Let me suggest a possible solution to avoid drying paint on the cardboard. It is totally opposite from what Bob teaches. But it should work well - I use it when i need to block in dark colors.
Sky: Apply liquid white only in the sky area and do what bob instructs to produce nice sky.
Ground.: No liquid white and no liquid clear. Use older bristle brush and dark purple/blue/brown in single color or in mixes with each other. Now what i suggest to do: Add a bit of OPT (odorless paint thinner) to your paint so it is like a hair conditioner in viscosity or drinking yogurt. Use your old bristle brush and scrub it into the ground level very thinly. There will be brush strokes visible - it is alright. Main condition is to do a thin layer - any dark color. now let it dry for 30 min and take that time to think what will be where.
What is going to happen - because diluted paint application is easy and you scrub it in it gives a thin paint layer. OPT will evaporate and leave you a controllable surface to which thicker paint will stick well and will not be badly mixing with upper layers.
Very often beginner painters do not have enough darks in the shadows due to loosing all the darks when mixing in highlights.

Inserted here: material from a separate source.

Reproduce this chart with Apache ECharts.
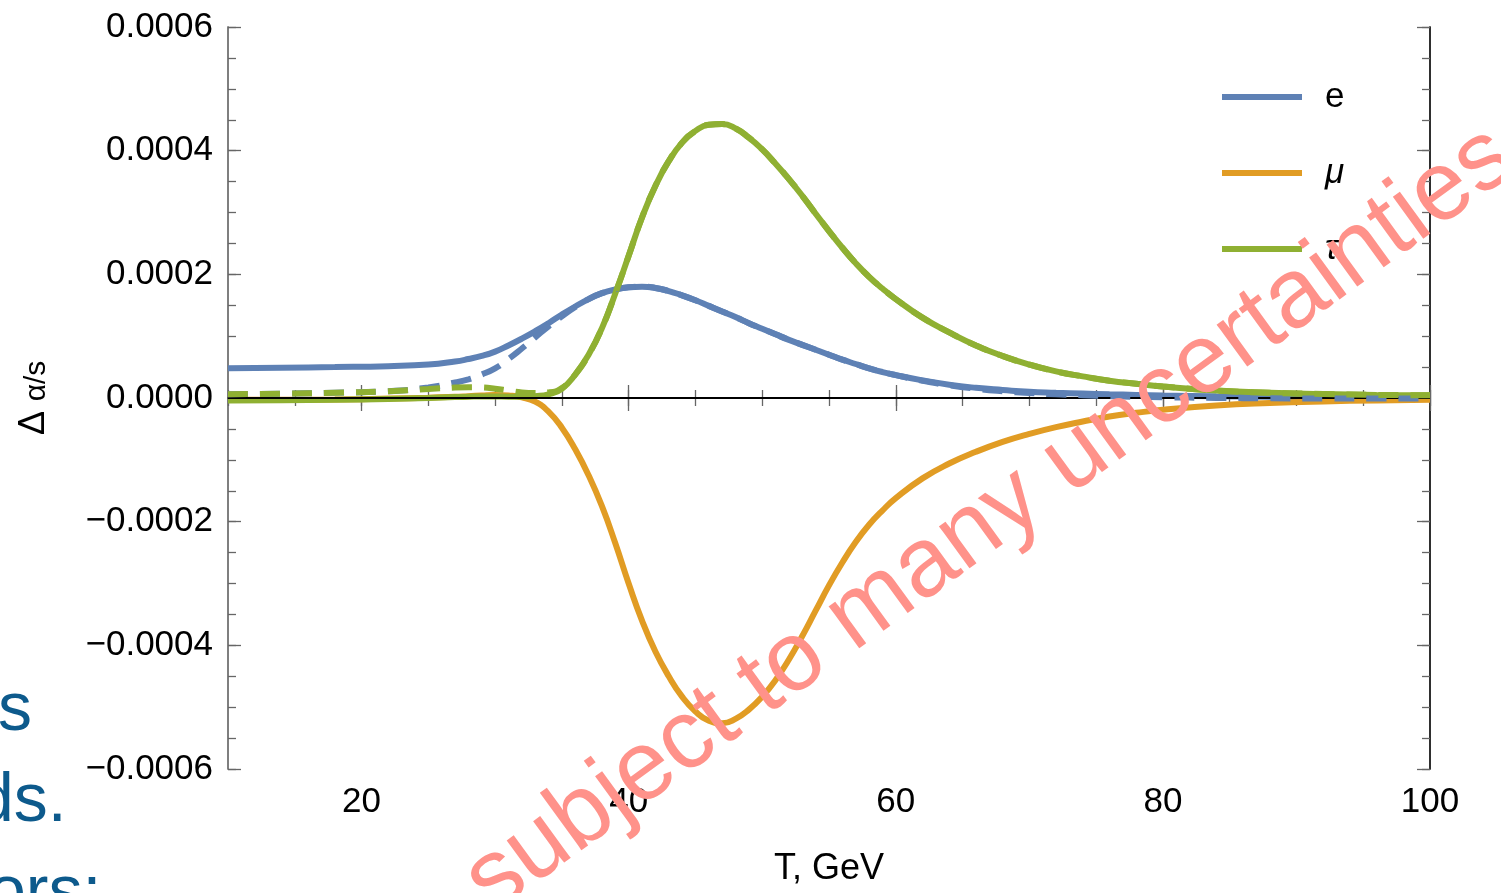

This should protect you from that problem.
Overall - Daler Rowney Artistics are just a bit more oily than Winsor and Newton Artisitc paints I have. But in the current technique i am exploring I am intentionally thinning paints down with different mediums. So if you do not plan return you may keep your paints for future artistic grows that surely will follow when you will start exploring different subjects to paint.